Taken together, Kracauer believed that American comedy may have been entertaining for Germans but it simply couldn’t be replicated in Germany because it went so contrary to what he called German ideology, with its emphasis on fate rather than chance, and its failure to understand the possibility that there could be a relationship between “bodily movements” and “intellectual habits.” This is something that was articulated in American film and American culture.

But it is ultimately the relationship of comedy to chance and a life of contingency that not only Kracauer but Walter Benjamin also saw as the greatest threat to myth and fate (see his “Fate and Character” essay).   But in contrast to Benjamin, this is what, for Kracauer, seems to make American comic film progressive and the German inability to reproduce it “backward.” Perhaps Benjamin is right about his conjecture that Chaplin films had a progressive affect on Germans who were entertained by it; but, in truth, Kracauer is insightful in his claim that such comedy couldn’t be replicated in Germany because it was foreign to them and their ideology which, both Benjamin and Kracauer would agree, was drawn toward fate and myth.

Chaplin, according to Arendt and Benjamin, was a schlemiel. And although schlemiels may have been popular in Germany and all over Europe for that matter, Kracauer teaches us that a schlemiel, at that time, could only be made in America.

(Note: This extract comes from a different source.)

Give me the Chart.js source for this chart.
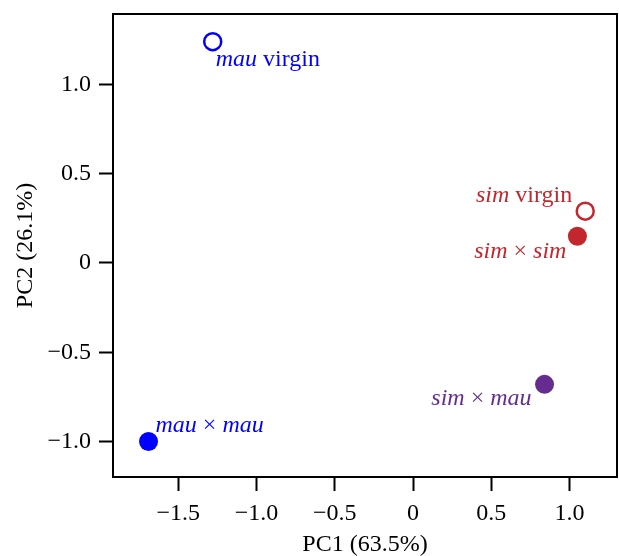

And this had to do with the fact that schlemiels and comedic characters played by Buster Keaton and Harold Lloyd live in a world of chance where the only thing that can save you is good luck and a naïve belief in the promise of happiness. And this, as Kracauer and Benjamin would concede, is connected, in some way, to the relationship of “intellectual habits to bodily movements” that the film camera amplified and exaggerated for comic affect.